By HospiMedica International staff writers
Posted on 23 Mar 2017
Improvements in early detection and the refinement of treatment concepts have resulted in the rate of mortality from breast cancer dropping by one third over the last 30 years, claims a new review.

According to researchers at the Medical University of Vienna and Vienna General Hospital, breast cancer treatment has progressed substantially over the years with concomitant reduction in therapy intensity, with the aim of avoiding both over- and under-treatment becoming a major focus of new therapy concepts. More...
New treatments tend to follow a curative intent, and need to be decided in a multidisciplinary setting, taking molecular subtype and locoregional tumor load into account.

Primary conventional surgery is thus not the optimal choice for all patients, and in triple-negative and hormone receptor (HER2)-negative early breast cancer, neoadjuvant therapy has become a commonly used option. Depending on clinical tumor subtype, the therapeutic backbones of treatment now include endocrine therapy, anti-HER2 targeting, and chemotherapy. In metastatic breast cancer, therapy goals of newer targeted therapies are prolongation of survival and maintaining quality of life, using endocrine therapies HER2 for long-term disease control. The review was presented at the 15th St. Gallen Breast Cancer Conference, held during March 2017 in Vienna (Austria).

“Nowadays, we believe that successful treatment is only possible by taking a more interdisciplinary approach. We are able to provide this at the comprehensive cancer center of MedUni Vienna and Vienna General Hospital because we have combined all the disciplines under one roof,” said review presenter Michael Gnant, MD, head of the department of surgery at MedUni Vienna and AKH. “These include fundamental cancer research, the specialist areas involved, and clinical research, and this enables us to keep our finger on the pulse of medical progress.”

“Overtreatment often has huge side-effects for patients without providing any therapeutic benefit.

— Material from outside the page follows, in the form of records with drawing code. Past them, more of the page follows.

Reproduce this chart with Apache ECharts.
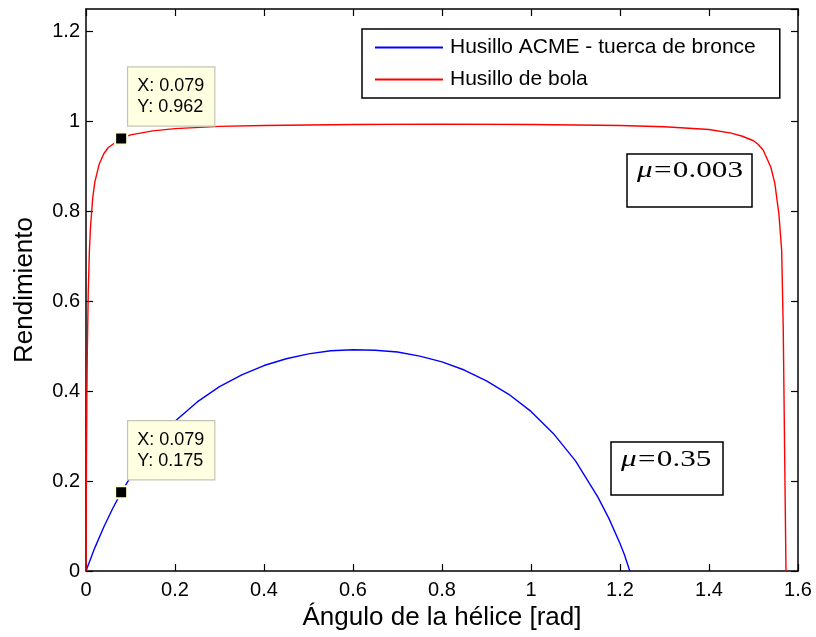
<!DOCTYPE html>
<html>
<head>
<meta charset="utf-8">
<script src="https://cdn.jsdelivr.net/npm/echarts@6/dist/echarts.min.js"></script>
<style>html,body{margin:0;padding:0;background:#fff}#c{width:816px;height:637px}</style>
</head>
<body>
<div id="c"></div>
<script>
// Husillo ACME - tuerca de bronce (mu = 0.35)
const acmeX = [0, 0.02, 0.04, 0.06, 0.079, 0.1, 0.15, 0.2, 0.25, 0.3, 0.35, 0.4, 0.45, 0.5, 0.55, 0.6, 0.65, 0.7, 0.75, 0.8, 0.85, 0.9, 0.95, 1.0, 1.05, 1.1, 1.15, 1.175, 1.2, 1.21, 1.222];
const acmeY = [0, 0.052, 0.098, 0.139, 0.175, 0.209, 0.279, 0.333, 0.376, 0.410, 0.436, 0.457, 0.472, 0.483, 0.490, 0.492, 0.491, 0.487, 0.478, 0.465, 0.447, 0.423, 0.393, 0.355, 0.306, 0.245, 0.165, 0.117, 0.061, 0.036, 0];
// Husillo de bola (mu = 0.003)
const ballX = [0, 0.001, 0.002, 0.003, 0.005, 0.0075, 0.01, 0.015, 0.02, 0.03, 0.04, 0.05, 0.079, 0.1, 0.15, 0.2, 0.3, 0.4, 0.6, 0.8, 1.0, 1.2, 1.3, 1.4, 1.45, 1.475, 1.5, 1.51, 1.522, 1.539, 1.548, 1.553, 1.557, 1.5633, 1.5668, 1.573];
const ballY = [0, 0.244, 0.392, 0.492, 0.617, 0.708, 0.763, 0.829, 0.866, 0.906, 0.928, 0.942, 0.962, 0.970, 0.979, 0.984, 0.989, 0.991, 0.993, 0.994, 0.993, 0.991, 0.988, 0.982, 0.974, 0.967, 0.957, 0.949, 0.936, 0.898, 0.862, 0.824, 0.795, 0.713, 0.542, 0];
// Data tips
const tipX = [0.079, 0.079];
const tipY = [0.962, 0.175];
const seriesNames = ['Husillo ACME - tuerca de bronce', 'Husillo de bola'];
const muLabels = ['0.003', '0.35'];
const xTicks = {min: 0, max: 1.6, interval: 0.2};
const yTicks = {min: 0, max: 1.25, interval: 0.2};

const FONT = 'Liberation Sans, Arial, Helvetica, sans-serif';
const SERIF = 'Liberation Serif, Times New Roman, serif';
const zip = (a, b) => a.map((v, i) => [v, b[i]]);

const chart = echarts.init(document.getElementById('c'), null, {renderer: 'canvas'});

const axisCommon = {
  axisLine: {show: true, onZero: false, lineStyle: {color: '#000', width: 1.5}},
  axisTick: {show: true, inside: true, length: 7, lineStyle: {color: '#000', width: 1.2}},
  splitLine: {show: false}
};

const lineIcon = 'path://M0,0h0.01v0.01h-0.01z M0,21h0.01v0.01h-0.01z M0,9.6h68v1.8h-68z';

const muRich = {
  m: {fontFamily: SERIF, fontStyle: 'italic', fontSize: 24, padding: [0, 1, 0, 0], fill: '#000', color: '#000'},
  e: {fontFamily: SERIF, fontSize: 24, padding: [0, 1, 0, 0], fill: '#000', color: '#000'},
  d: {fontFamily: SERIF, fontSize: 24, fill: '#000', color: '#000'}
};

const option = {
  animation: false,
  backgroundColor: '#fff',
  grid: {left: 86, right: 18, top: 9, bottom: 66, containLabel: false, outerBoundsMode: 'none'},
  xAxis: [
    Object.assign({
      type: 'value', min: xTicks.min, max: xTicks.max, interval: xTicks.interval, position: 'bottom',
      name: 'Ángulo de la hélice [rad]', nameLocation: 'middle', nameGap: 27,
      nameTextStyle: {fontFamily: FONT, fontSize: 26, color: '#000'},
      axisLabel: {fontFamily: FONT, fontSize: 20, color: '#000', margin: 9}
    }, axisCommon),
    Object.assign({
      type: 'value', min: xTicks.min, max: xTicks.max, interval: xTicks.interval, position: 'top',
      axisLabel: {show: false}
    }, axisCommon)
  ],
  yAxis: [
    Object.assign({
      type: 'value', min: yTicks.min, max: yTicks.max, interval: yTicks.interval, position: 'left',
      name: 'Rendimiento', nameLocation: 'middle', nameGap: 48,
      nameTextStyle: {fontFamily: FONT, fontSize: 26, color: '#000'},
      axisLabel: {fontFamily: FONT, fontSize: 20, color: '#000', margin: 6, showMaxLabel: false,
        formatter: v => (Math.abs(v / 0.2 - Math.round(v / 0.2)) < 1e-6 ? String(+v.toFixed(2)) : '')}
    }, axisCommon),
    Object.assign({
      type: 'value', min: yTicks.min, max: yTicks.max, interval: yTicks.interval, position: 'right',
      axisLabel: {show: false}
    }, axisCommon)
  ],
  legend: {
    show: true, orient: 'vertical', left: 362, top: 29,
    padding: [8, 24, 8, 13], itemWidth: 68, itemHeight: 21, itemGap: 11,
    borderColor: '#000', borderWidth: 1.5, backgroundColor: '#fff',
    icon: lineIcon, itemStyle: {borderWidth: 0},
    textStyle: {fontFamily: FONT, fontSize: 21, color: '#000', padding: [0, 0, 0, 2]},
    data: seriesNames
  },
  series: [
    {
      name: seriesNames[0], type: 'line', data: zip(acmeX, acmeY), symbol: 'none', smooth: false,
      lineStyle: {color: '#0000ff', width: 1.4}, itemStyle: {color: '#0000ff'}, z: 3
    },
    {
      name: seriesNames[1], type: 'line', data: zip(ballX, ballY), symbol: 'none', smooth: false,
      lineStyle: {color: '#ff0000', width: 1.4}, itemStyle: {color: '#ff0000'}, z: 3
    },
    {
      type: 'scatter', data: zip(tipX, tipY), symbol: 'rect', symbolSize: 12, z: 10,
      itemStyle: {color: '#000', borderColor: '#ffffe1', borderWidth: 2, opacity: 1},
      label: {
        show: true, position: [14, -64], align: 'left', verticalAlign: 'top',
        formatter: p => 'X: ' + p.value[0].toFixed(3) + '\nY: ' + p.value[1].toFixed(3),
        fontFamily: FONT, fontSize: 18, lineHeight: 21, color: '#000',
        backgroundColor: '#ffffe1', borderColor: '#c4c4b4', borderWidth: 1.2,
        padding: [8, 10, 8, 9]
      },
      emphasis: {disabled: true}, silent: true
    }
  ],
  graphic: [
    {type: 'rect', shape: {x: 627, y: 154, width: 125, height: 53}, style: {fill: '#fff', stroke: '#000', lineWidth: 1.5}, z: 20},
    {type: 'text', x: 637, y: 171, scaleX: 1.3, z: 21, style: {
      text: '{m|μ}{e|=}{d|' + muLabels[0] + '}', textVerticalAlign: 'middle', textAlign: 'left', rich: muRich
    }},
    {type: 'rect', shape: {x: 611, y: 442, width: 112, height: 53}, style: {fill: '#fff', stroke: '#000', lineWidth: 1.5}, z: 20},
    {type: 'text', x: 621, y: 460, scaleX: 1.3, z: 21, style: {
      text: '{m|μ}{e|=}{d|' + muLabels[1] + '}', textVerticalAlign: 'middle', textAlign: 'left', rich: muRich
    }}
  ]
};
chart.setOption(option);
</script>
</body>
</html>
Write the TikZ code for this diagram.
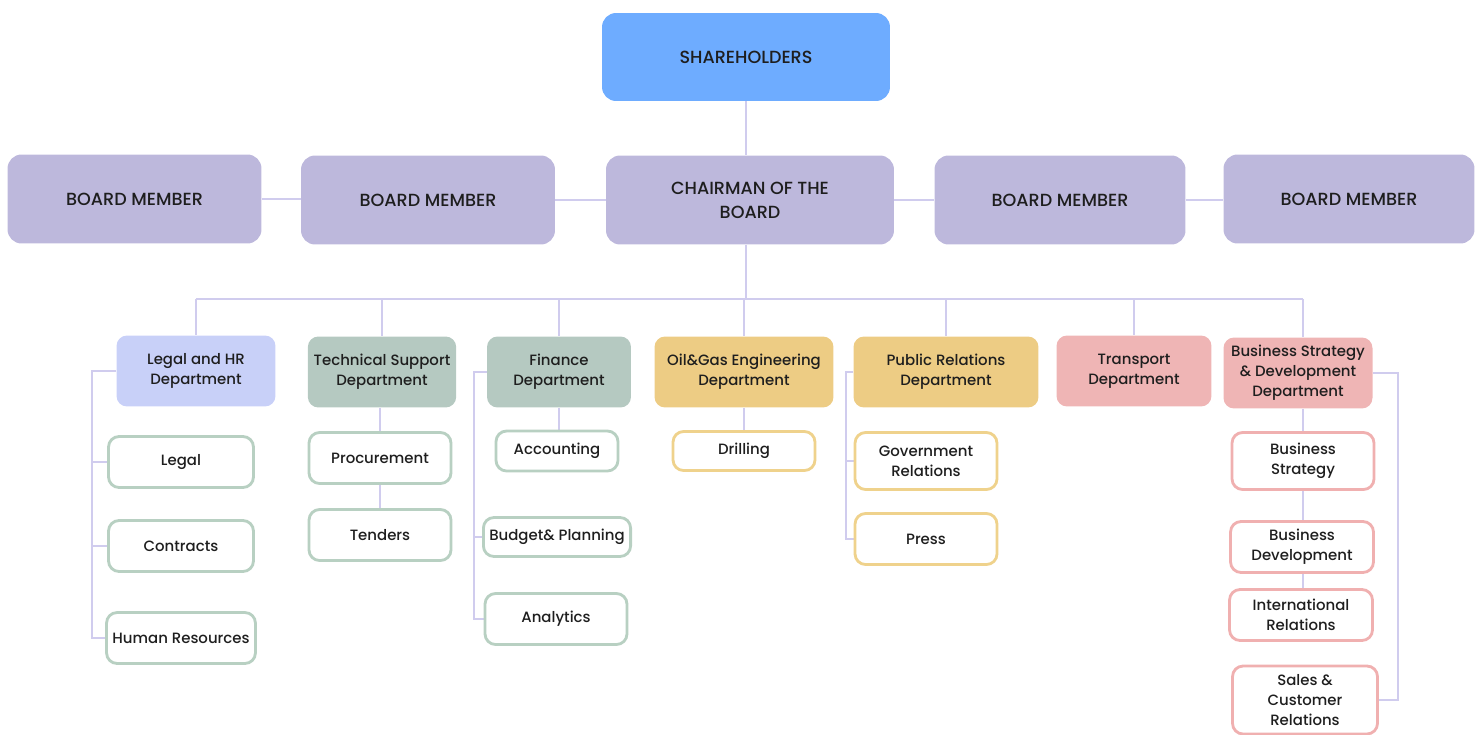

We are therefore going to discuss the question with international experts and thrash out the optimum strategy for treating ductal carcinoma in situ,” said conference chairman Farid Moinfar, MD, of the Medical University of Graz (Austria). “The long-term aim is to make a more accurate distinction between ductal carcinoma in situ cases and divide them into biological subtypes, so that we are able to filter out those that do not require any further treatment following surgery.”

Ductal carcinoma in situ (DCIS) is the most common type of non-invasive breast cancer, in which the abnormal cells are contained inside the milk ducts. If DCIS is not treated, it may eventually develop into invasive breast cancer, which can spread outside the ducts into the breast tissue and then possibly to other parts of the body. Since DCIS cannot usually be felt as a breast lump or other breast change, most cases are diagnosed following routine screening with mammograms or ultrasound, appearing as micro-calcifications.